Shearwaters screeched over onyx-black sea cliffs that soared triumphantly out of the surging white surf. At the same time, the wind whipped loose cinders off a grey hump ribbed with sharp ridges. From the top of the Capelinhos lighthouse, I gazed over Faial island’s wild west, reminding myself of a preposterous fact: this whole headland was barely older than I was.
The lighthouse is now a museum showing photos and film footage from 1957, a time when colossal fountains of steam and mud burst out of the ocean in a chain of booming explosions. Mushroom clouds of black ash billowed into the atmosphere, and over the following months a new island, 100 metres high, rose out of the waves. Lava flows then formed an isthmus, bolting the new bluff to Faial.
As I repeatedly discovered in the Azores, geography and geology are not ancient history here; they happen before your eyes.
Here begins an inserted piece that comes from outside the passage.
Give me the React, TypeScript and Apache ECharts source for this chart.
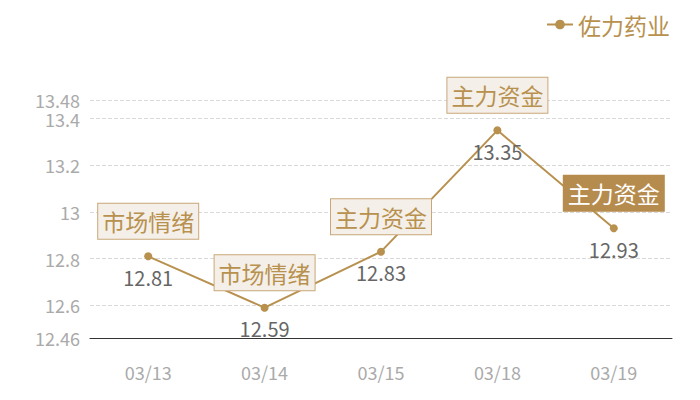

These nine (to date) volcanic lumps, a third of the way between Lisbon and New York, were squeezed from the Atlantic floor as a result of their location at the junction of three continental plates – the Eurasian, African and North American. But it’s an ongoing process. Eruptions, rumbles and shakes are commonplace, so I came prepared for a bit of tectonic edginess. What I discovered instead was a wealth of wildlife, tradition and myth all tied up with the islands’ sense of fiery impermanence.
ASH IN THE BLOOD
My opinion of Faial was certainly more favourable than that of the 19th-century author Mark Twain. He landed there in 1867 aboard the steamship Quaker City on the first leg of a European journey that would later become part of his travel classic The Innocents Abroad. The author declared the locals to be little better ‘than the donkeys they eat and sleep with’, sparing only its towns (‘miracles of cleanliness’) his wrath before sulking off to Gibraltar.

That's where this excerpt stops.